There is also a tendency in some settings to separate training from care planning. In practice, those two should inform each other. If a resident's mobility changes, staff may need a new approach, extra equipment or updated instruction. Training works best when it supports the actual care environment rather than sitting apart from it.

How to choose the right provider

When looking at manual handling training for care homes, the first question should be whether the provider understands care. That sounds obvious, but it matters. Care settings have different pressures from warehouses, offices or general industry, and trainers should be able to speak confidently about those differences.

It is also worth checking whether the training is delivered in a way that suits your team. On-site delivery is often the practical choice for care homes because it reduces disruption, avoids unnecessary travel and allows training to take place in a familiar environment. That can make practical sessions more relevant and easier for staff to translate into real work.

Quality matters as much as convenience. Look for qualified trainers, clear course content and a delivery style that keeps people engaged. If staff switch off halfway through, the session may meet a schedule but not improve practice. Training should be professional and compliant, but it should also be memorable enough for teams to use what they have learned when the pressure is on.

For many care organisations, it also helps to work with a provider that can support wider workplace safety training. If the same team can deliver manual handling alongside first aid, health and safety or mental health training, procurement becomes simpler and training standards are easier to maintain across the organisation.

Making training stick after the course

A good session is only part of the answer. Care homes get the best results when training is backed up by day-to-day management. Supervisors should reinforce safe techniques, check that equipment is accessible and encourage staff to speak up if a transfer does not feel safe.

Short reminders during handovers can help, particularly when a resident's needs have changed. So can practical spot checks or informal observations by senior staff. This does not need to feel punitive. In most cases, it is about keeping standards visible and preventing bad habits from becoming normal.

It is also sensible to review incidents and near misses with training in mind. If the same type of issue keeps appearing, that may point to a gap in knowledge, confidence or equipment availability. The answer is not always more training hours. Sometimes it is clearer care plans, better staffing for certain tasks or a more suitable handling aid. The key is to treat training as part of a bigger safety picture.

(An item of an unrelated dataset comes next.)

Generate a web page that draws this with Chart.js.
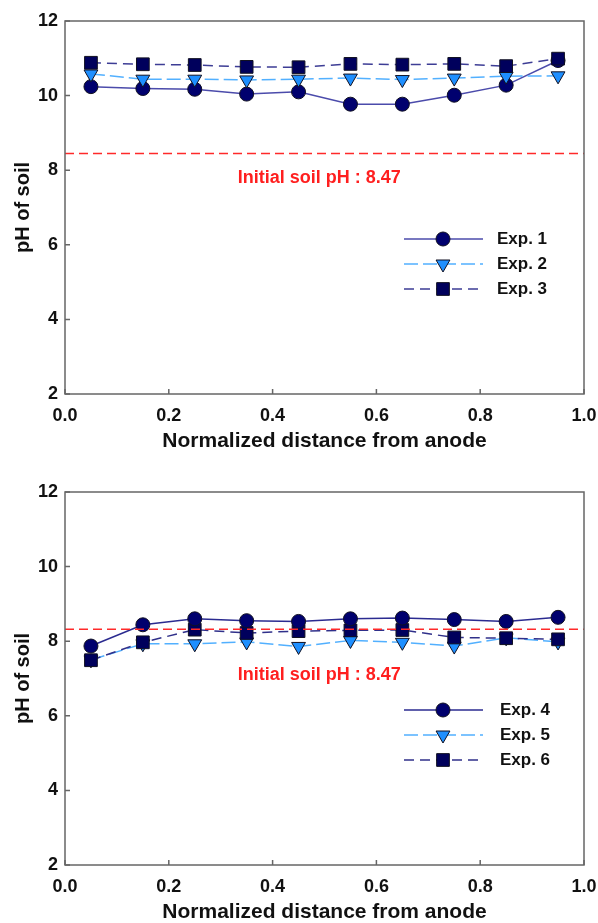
<!DOCTYPE html>
<html>
<head>
<meta charset="utf-8">
<script src="https://cdn.jsdelivr.net/npm/chart.js@4.4.0/dist/chart.umd.min.js"></script>
<style>
html, body { margin: 0; padding: 0; overflow: hidden; background: #fff; width: 598px; height: 923px; }
canvas { position: absolute; left: 0; }
#topChart { top: 0; }
#bottomChart { top: 471px; }
</style>
</head>
<body>
<canvas id="topChart" width="598" height="462"></canvas>
<canvas id="bottomChart" width="598" height="462"></canvas>
<script>
// normalized distance of each sampling section
var distance = [0.05, 0.15, 0.25, 0.35, 0.45, 0.55, 0.65, 0.75, 0.85, 0.95];

// soil pH, top panel
var exp1 = [10.24, 10.19, 10.17, 10.04, 10.10, 9.77, 9.77, 10.01, 10.28, 10.94];
var exp2 = [10.58, 10.44, 10.44, 10.42, 10.44, 10.47, 10.43, 10.47, 10.52, 10.53];
var exp3 = [10.88, 10.84, 10.82, 10.77, 10.76, 10.85, 10.83, 10.85, 10.79, 10.99];

// soil pH, bottom panel
var exp4 = [7.87, 8.44, 8.60, 8.55, 8.53, 8.60, 8.62, 8.58, 8.53, 8.64];
var exp5 = [7.50, 7.93, 7.93, 7.98, 7.86, 8.02, 7.97, 7.87, 8.09, 7.98];
var exp6 = [7.49, 7.97, 8.31, 8.22, 8.27, 8.29, 8.30, 8.10, 8.08, 8.05];

var initialPh = [8.45, 8.32];
var initialText = 'Initial soil pH : 8.47';
var topLabels = ['Exp. 1', 'Exp. 2', 'Exp. 3'];
var bottomLabels = ['Exp. 4', 'Exp. 5', 'Exp. 6'];

var FONT = "'Liberation Sans', Arial, sans-serif";

function points(ys) {
	return distance.map(function(x, i){ return {x: x, y: ys[i]}; });
}

function makeSet(label, ys, kind, lineColor, order) {
	var set = {
		label: label,
		data: points(ys),
		borderColor: lineColor,
		borderWidth: 1.5,
		pointBorderColor: '#111122',
		pointBorderWidth: 1,
		order: order
	};
	if (kind === 'circle') {
		set.pointStyle = 'circle'; set.pointRadius = 7;
		set.pointBackgroundColor = '#00006e'; set.borderDash = [];
	} else if (kind === 'triangle') {
		set.pointStyle = 'triangle'; set.pointRadius = 8; set.pointRotation = 180;
		set.pointBackgroundColor = '#1e8fff'; set.borderDash = [14, 5];
	} else {
		set.pointStyle = 'rect'; set.pointRadius = 9;
		set.pointBackgroundColor = '#00005c'; set.borderDash = [10, 6];
	}
	set.pointHoverRadius = set.pointRadius;
	return set;
}

function drawMarker(ctx, ds, x, y) {
	var r = ds.pointRadius;
	ctx.save();
	ctx.setLineDash([]);
	ctx.fillStyle = ds.pointBackgroundColor;
	ctx.strokeStyle = ds.pointBorderColor;
	ctx.lineWidth = ds.pointBorderWidth;
	ctx.beginPath();
	if (ds.pointStyle === 'circle') {
		ctx.arc(x, y, r, 0, Math.PI * 2);
	} else if (ds.pointStyle === 'triangle') {
		ctx.moveTo(x, y + r);
		ctx.lineTo(x - r * Math.sin(Math.PI / 3), y - r / 2);
		ctx.lineTo(x + r * Math.sin(Math.PI / 3), y - r / 2);
		ctx.closePath();
	} else {
		var s = r * Math.SQRT1_2;
		ctx.rect(x - s, y - s, 2 * s, 2 * s);
	}
	ctx.fill();
	ctx.stroke();
	ctx.restore();
}

// frame, inward ticks, note text and legend
var decorations = {
	id: 'decorations',
	afterDraw: function(chart) {
		var ctx = chart.ctx;
		var a = chart.chartArea;
		var xs = chart.scales.x, ys = chart.scales.y;
		var o = chart.options.plugins.decorations;

		ctx.save();
		ctx.strokeStyle = '#666';
		ctx.lineWidth = 1.5;
		ctx.strokeRect(a.left, a.top, a.right - a.left, a.bottom - a.top);
		ctx.beginPath();
		xs.ticks.forEach(function(t){
			var px = xs.getPixelForValue(t.value);
			ctx.moveTo(px, a.bottom); ctx.lineTo(px, a.bottom - 5);
		});
		ys.ticks.forEach(function(t){
			var py = ys.getPixelForValue(t.value);
			ctx.moveTo(a.left, py); ctx.lineTo(a.left + 5, py);
		});
		ctx.stroke();

		ctx.fillStyle = '#ff1f1f';
		ctx.font = 'bold 18px ' + FONT;
		ctx.textAlign = 'center';
		ctx.textBaseline = 'middle';
		ctx.fillText(initialText, xs.getPixelForValue(o.textX), ys.getPixelForValue(o.textY));

		var rows = [218, 243, 268];
		var sets = chart.data.datasets.filter(function(d){ return d.pointStyle; });
		sets.sort(function(p, q){ return p.legendIndex - q.legendIndex; });
		sets.forEach(function(ds, i){
			var y = a.top + rows[i];
			ctx.strokeStyle = ds.borderColor;
			ctx.lineWidth = 1.5;
			ctx.setLineDash(ds.borderDash);
			ctx.beginPath();
			ctx.moveTo(404, y); ctx.lineTo(483, y);
			ctx.stroke();
			drawMarker(ctx, ds, 443, y);
			ctx.fillStyle = '#111';
			ctx.font = 'bold 17px ' + FONT;
			ctx.textAlign = 'left';
			ctx.fillText(ds.label, o.legendX, y);
		});
		ctx.restore();
	}
};

function makeChart(id, sets, ph, textY, legendX) {
	sets.push({
		label: 'initial',
		data: [{x: 0, y: ph}, {x: 1, y: ph}],
		borderColor: '#ff2a2a',
		borderWidth: 1.5,
		borderDash: [9, 5],
		pointRadius: 0,
		order: 0
	});
	var ctx = document.getElementById(id).getContext('2d');
	return new Chart(ctx, {
		type: 'line',
		data: { datasets: sets },
		options: {
			responsive: false,
			animation: false,
			devicePixelRatio: 1,
			layout: { padding: { top: 21, right: 14, left: 0, bottom: 0 } },
			plugins: {
				legend: { display: false },
				tooltip: { enabled: false },
				decorations: { textX: 0.49, textY: textY, legendX: legendX }
			},
			scales: {
				x: {
					type: 'linear', min: 0, max: 1,
					grid: { display: false, drawTicks: false },
					border: { display: false },
					afterFit: function(s){ s.height = 68; s.paddingRight = 0; s.paddingLeft = 0; },
					ticks: {
						stepSize: 0.2, maxRotation: 0, autoSkip: false, padding: 11,
						color: '#111', font: { family: FONT, size: 18, weight: 'bold' },
						callback: function(v){ return Number(v).toFixed(1); }
					},
					title: {
						display: true, text: 'Normalized distance from anode', color: '#111',
						font: { family: FONT, size: 21, weight: 'bold' },
						padding: { top: 0, bottom: 8 }
					}
				},
				y: {
					min: 2, max: 12,
					grid: { display: false, drawTicks: false },
					border: { display: false },
					afterFit: function(s){ s.width = 65; },
					ticks: {
						stepSize: 2, padding: 7,
						color: '#111', font: { family: FONT, size: 18, weight: 'bold' }
					},
					title: {
						display: true, text: 'pH of soil', color: '#111',
						font: { family: FONT, size: 20, weight: 'bold' },
						padding: { top: 11, bottom: 0 }
					}
				}
			}
		},
		plugins: [decorations]
	});
}

var topSets = [
	makeSet(topLabels[0], exp1, 'circle', '#4b4bab', 3),
	makeSet(topLabels[1], exp2, 'triangle', '#52b0ff', 2),
	makeSet(topLabels[2], exp3, 'rect', '#3d3d95', 1)
];
var bottomSets = [
	makeSet(bottomLabels[0], exp4, 'circle', '#2b2b90', 1),
	makeSet(bottomLabels[1], exp5, 'triangle', '#52b0ff', 3),
	makeSet(bottomLabels[2], exp6, 'rect', '#30308a', 2)
];
[topSets, bottomSets].forEach(function(g){ g.forEach(function(d, i){ d.legendIndex = i; }); });

makeChart('topChart', topSets, initialPh[0], 7.8, 497);
makeChart('bottomChart', bottomSets, initialPh[1], 7.08, 500);
</script>
</body>
</html>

When refresher training becomes especially important

Some situations make refresher training more urgent. A rise in staff injuries is one. Frequent agency use is another, because mixed teams can end up following different habits. A change in resident profile, such as supporting more people with complex mobility needs, can also shift the level of risk.

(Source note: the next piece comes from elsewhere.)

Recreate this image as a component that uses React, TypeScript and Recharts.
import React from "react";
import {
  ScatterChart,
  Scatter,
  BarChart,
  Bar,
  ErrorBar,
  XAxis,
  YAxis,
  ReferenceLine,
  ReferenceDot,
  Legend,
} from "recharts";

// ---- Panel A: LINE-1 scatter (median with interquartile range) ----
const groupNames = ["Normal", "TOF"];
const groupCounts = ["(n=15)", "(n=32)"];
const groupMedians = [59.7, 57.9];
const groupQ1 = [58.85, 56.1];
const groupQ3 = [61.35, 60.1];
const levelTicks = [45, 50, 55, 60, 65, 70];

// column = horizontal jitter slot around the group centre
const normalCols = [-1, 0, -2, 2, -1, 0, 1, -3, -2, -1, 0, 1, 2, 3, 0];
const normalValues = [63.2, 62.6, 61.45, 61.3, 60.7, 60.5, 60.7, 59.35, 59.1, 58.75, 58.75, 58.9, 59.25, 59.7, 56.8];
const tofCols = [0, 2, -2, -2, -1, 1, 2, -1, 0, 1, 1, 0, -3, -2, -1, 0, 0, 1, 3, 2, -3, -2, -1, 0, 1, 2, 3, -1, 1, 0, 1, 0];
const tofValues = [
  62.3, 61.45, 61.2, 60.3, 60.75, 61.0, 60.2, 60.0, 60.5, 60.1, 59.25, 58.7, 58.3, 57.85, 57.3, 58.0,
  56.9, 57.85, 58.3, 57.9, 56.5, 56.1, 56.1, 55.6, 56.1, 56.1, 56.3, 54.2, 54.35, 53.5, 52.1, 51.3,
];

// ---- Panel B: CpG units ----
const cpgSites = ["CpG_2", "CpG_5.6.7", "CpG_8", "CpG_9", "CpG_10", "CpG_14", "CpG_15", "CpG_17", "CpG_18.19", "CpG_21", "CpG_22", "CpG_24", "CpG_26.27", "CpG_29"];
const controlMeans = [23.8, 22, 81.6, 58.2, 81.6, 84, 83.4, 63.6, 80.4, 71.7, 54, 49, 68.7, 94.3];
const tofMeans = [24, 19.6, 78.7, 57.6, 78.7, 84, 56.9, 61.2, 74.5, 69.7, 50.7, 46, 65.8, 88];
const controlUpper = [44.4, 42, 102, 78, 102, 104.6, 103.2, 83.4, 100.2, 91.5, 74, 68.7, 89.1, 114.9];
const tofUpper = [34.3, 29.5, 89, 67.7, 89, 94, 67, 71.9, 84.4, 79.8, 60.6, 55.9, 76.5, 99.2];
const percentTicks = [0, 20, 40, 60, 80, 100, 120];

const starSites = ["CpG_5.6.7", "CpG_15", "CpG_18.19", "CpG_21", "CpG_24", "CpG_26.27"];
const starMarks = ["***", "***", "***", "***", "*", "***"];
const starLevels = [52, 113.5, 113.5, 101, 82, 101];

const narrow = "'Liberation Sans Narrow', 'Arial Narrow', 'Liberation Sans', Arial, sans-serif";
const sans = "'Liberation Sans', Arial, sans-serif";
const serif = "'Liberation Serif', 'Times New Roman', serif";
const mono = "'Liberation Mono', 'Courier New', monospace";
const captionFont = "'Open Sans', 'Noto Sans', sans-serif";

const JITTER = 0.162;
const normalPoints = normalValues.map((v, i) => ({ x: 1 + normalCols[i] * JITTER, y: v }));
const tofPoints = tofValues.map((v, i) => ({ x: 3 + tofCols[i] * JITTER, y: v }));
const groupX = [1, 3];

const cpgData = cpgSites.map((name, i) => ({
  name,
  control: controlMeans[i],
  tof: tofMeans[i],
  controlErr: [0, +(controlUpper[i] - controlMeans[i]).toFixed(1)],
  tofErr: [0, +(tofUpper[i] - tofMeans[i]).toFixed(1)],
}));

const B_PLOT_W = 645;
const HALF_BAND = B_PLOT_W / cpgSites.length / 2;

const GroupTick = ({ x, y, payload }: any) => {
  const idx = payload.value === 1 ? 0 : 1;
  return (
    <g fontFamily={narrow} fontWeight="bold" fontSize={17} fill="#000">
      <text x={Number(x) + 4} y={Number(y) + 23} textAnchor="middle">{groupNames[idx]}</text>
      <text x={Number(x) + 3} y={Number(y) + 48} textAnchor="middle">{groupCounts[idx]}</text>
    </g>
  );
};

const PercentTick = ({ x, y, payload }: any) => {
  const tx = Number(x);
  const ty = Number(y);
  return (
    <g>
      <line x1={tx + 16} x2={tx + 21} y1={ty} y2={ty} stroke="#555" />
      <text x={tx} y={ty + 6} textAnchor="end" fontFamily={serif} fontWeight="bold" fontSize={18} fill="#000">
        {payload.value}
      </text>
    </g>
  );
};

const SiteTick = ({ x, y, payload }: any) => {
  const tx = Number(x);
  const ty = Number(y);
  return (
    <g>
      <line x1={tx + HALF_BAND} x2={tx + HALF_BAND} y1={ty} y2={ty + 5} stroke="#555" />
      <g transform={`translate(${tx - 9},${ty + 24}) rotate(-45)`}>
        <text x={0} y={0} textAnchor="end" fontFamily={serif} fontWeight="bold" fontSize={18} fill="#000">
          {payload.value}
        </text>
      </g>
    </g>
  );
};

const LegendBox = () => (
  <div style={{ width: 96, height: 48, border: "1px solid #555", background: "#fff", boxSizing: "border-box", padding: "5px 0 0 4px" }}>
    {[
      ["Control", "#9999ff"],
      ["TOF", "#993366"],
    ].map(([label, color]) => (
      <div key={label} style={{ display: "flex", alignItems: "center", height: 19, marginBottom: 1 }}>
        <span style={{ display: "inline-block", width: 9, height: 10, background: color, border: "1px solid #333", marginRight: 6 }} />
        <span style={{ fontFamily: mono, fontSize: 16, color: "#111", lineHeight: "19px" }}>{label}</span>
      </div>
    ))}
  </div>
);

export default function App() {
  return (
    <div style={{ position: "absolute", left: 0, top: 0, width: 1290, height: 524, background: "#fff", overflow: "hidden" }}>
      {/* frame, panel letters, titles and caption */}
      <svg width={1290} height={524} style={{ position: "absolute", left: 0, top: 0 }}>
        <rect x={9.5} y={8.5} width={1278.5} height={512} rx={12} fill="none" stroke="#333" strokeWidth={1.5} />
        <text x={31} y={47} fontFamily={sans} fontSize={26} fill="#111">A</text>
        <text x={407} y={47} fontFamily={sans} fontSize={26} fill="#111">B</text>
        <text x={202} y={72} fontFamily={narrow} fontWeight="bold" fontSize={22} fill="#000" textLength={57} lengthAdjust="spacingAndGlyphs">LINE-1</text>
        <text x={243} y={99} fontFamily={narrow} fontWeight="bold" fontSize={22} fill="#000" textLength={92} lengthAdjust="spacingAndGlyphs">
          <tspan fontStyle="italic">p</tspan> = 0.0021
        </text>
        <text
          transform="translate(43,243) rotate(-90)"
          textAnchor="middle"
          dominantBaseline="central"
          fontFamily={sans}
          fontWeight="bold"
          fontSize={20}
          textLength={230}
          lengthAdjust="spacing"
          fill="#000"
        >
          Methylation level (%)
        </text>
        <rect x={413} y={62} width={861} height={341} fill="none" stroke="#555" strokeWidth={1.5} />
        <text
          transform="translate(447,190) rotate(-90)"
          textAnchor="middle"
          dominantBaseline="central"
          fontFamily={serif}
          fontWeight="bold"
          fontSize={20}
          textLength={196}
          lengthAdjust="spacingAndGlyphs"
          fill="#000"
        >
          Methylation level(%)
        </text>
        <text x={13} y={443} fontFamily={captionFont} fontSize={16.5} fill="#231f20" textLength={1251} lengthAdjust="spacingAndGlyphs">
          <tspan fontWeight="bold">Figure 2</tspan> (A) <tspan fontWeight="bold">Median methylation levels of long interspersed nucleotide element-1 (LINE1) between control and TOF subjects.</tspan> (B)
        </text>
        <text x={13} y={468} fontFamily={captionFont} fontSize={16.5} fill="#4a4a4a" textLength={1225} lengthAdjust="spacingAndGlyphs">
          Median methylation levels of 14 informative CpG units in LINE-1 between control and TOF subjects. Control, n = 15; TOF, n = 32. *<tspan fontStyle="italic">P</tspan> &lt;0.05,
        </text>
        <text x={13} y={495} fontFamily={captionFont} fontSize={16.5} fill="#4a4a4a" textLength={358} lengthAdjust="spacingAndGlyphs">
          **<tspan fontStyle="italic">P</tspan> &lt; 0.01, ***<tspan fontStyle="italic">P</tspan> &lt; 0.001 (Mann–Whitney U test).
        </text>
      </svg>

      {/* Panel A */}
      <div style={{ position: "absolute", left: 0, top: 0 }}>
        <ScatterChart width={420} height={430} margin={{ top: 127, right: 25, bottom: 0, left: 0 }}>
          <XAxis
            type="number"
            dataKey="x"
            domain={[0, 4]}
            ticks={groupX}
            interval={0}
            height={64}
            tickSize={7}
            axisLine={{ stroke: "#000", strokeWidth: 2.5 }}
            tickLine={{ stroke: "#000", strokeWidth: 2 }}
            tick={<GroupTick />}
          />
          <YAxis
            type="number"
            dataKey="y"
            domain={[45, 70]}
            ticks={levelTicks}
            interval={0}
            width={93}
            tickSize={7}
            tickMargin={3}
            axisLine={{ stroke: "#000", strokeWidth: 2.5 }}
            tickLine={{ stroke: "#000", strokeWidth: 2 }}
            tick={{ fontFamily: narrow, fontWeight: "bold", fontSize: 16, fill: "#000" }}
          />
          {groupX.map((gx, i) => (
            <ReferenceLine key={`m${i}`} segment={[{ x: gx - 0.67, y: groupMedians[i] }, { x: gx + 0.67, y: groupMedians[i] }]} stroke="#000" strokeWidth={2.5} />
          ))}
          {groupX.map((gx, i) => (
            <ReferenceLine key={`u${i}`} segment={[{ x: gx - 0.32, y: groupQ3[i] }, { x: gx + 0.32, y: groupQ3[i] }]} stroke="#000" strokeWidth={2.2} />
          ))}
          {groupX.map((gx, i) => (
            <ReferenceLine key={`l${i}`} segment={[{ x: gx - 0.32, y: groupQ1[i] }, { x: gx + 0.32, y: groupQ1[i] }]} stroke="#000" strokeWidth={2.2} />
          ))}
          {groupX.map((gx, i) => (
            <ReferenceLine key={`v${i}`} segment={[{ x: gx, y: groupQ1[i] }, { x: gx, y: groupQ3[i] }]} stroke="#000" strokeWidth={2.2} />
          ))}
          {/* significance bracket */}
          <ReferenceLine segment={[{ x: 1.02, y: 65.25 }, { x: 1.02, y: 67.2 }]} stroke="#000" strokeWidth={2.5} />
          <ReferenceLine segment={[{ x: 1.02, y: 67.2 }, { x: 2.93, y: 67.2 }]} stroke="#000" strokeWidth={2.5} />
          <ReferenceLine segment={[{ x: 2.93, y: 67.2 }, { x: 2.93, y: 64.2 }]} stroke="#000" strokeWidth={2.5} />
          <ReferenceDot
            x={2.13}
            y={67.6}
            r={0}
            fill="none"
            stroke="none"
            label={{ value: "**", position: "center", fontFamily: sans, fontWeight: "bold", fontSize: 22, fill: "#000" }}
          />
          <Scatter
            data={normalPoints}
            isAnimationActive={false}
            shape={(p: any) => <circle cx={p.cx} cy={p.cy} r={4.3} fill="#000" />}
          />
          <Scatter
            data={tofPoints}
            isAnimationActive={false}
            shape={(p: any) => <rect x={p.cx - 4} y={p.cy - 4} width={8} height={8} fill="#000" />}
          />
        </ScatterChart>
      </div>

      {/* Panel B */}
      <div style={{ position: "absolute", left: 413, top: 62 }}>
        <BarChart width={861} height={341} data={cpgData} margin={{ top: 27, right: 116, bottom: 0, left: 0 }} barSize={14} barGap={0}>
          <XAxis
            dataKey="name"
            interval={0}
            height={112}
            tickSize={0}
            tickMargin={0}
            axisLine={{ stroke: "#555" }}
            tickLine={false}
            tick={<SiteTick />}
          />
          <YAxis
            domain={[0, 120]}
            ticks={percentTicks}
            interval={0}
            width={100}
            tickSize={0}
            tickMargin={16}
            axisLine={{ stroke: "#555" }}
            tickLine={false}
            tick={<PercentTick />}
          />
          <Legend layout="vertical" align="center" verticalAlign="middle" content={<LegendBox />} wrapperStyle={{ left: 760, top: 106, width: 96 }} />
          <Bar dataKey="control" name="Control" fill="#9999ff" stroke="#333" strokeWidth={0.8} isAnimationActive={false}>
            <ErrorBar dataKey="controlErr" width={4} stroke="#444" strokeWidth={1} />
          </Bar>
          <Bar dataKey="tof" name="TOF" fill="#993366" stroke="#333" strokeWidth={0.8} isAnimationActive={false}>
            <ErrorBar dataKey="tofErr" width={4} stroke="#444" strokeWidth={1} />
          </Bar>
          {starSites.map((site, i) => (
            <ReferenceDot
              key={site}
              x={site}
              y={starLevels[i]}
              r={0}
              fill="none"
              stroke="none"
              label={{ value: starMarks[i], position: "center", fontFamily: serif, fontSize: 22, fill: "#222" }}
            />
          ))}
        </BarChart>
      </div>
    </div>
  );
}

New equipment is another obvious trigger. Even experienced staff need time to learn safe use properly rather than picking it up as they go. The same applies after incidents, inspection feedback or internal audits that show inconsistencies in practice.

If the current approach feels stale, that matters too. Training should not feel like a lecture everyone sits through because they have to. The right provider will keep it engaging, practical and relevant to the work your team is doing now. That is where organisations such as MI Team Training can add value, particularly when on-site delivery and workplace-focused instruction are priorities.

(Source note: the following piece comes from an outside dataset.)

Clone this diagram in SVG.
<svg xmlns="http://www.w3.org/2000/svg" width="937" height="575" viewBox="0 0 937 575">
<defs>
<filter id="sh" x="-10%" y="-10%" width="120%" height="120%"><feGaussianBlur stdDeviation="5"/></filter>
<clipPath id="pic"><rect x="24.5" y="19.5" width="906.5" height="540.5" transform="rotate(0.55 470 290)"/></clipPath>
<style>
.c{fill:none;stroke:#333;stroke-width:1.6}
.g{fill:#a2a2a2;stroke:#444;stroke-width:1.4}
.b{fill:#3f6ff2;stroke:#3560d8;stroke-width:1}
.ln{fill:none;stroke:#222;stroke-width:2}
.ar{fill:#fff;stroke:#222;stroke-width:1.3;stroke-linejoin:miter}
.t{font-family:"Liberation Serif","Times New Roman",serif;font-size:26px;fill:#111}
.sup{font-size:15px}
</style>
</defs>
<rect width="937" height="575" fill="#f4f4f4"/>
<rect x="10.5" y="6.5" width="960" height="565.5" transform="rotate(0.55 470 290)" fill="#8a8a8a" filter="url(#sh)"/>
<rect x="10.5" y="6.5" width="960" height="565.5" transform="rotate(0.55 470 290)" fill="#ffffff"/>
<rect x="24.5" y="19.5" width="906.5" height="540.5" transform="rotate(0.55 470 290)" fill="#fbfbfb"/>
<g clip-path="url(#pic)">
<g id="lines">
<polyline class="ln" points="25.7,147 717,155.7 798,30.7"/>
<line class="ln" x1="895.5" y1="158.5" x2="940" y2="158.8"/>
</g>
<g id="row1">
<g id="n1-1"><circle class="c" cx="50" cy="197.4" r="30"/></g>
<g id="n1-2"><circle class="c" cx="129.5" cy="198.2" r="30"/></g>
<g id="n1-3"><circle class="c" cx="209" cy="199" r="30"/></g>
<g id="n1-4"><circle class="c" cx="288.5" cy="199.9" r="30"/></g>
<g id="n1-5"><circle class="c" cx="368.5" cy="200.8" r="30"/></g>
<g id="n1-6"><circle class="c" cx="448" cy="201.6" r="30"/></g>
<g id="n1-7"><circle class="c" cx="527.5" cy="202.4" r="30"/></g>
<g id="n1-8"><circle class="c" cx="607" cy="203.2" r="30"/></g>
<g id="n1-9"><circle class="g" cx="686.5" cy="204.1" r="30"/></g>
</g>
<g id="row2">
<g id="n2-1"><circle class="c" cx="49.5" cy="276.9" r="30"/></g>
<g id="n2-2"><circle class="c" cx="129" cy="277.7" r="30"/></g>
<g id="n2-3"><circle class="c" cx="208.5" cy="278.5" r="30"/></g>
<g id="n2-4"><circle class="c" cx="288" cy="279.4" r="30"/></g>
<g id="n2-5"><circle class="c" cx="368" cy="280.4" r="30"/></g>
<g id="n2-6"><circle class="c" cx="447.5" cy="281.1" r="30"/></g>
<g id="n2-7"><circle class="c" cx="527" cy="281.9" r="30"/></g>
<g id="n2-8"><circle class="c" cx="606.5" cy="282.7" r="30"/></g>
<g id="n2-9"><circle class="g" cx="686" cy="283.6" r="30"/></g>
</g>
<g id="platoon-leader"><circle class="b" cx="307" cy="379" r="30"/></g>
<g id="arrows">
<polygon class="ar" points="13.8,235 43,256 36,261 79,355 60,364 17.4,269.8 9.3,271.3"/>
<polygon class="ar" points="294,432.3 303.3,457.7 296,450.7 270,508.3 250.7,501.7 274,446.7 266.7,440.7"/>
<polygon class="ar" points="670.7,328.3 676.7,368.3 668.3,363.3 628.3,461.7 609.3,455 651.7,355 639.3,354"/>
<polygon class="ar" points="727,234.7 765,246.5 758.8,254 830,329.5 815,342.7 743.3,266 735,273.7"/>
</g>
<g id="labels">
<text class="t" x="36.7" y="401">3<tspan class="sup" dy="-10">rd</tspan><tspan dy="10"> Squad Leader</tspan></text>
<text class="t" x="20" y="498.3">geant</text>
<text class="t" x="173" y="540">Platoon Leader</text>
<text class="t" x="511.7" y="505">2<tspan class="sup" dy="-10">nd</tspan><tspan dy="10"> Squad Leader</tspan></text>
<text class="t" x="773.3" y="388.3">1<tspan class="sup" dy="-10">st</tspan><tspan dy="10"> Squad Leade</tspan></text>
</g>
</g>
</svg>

A safer culture starts with realistic training

Manual handling in care homes will never be risk free. Residents' needs change, staff work under pressure and no two shifts are exactly the same. But better training gives teams a stronger foundation for making safe decisions, using the right equipment and protecting the dignity of the people in their care.

If training is practical, specific and delivered well, it does more than meet a requirement. It helps carers feel more capable in difficult moments, and that usually shows in the quality of care they provide every day.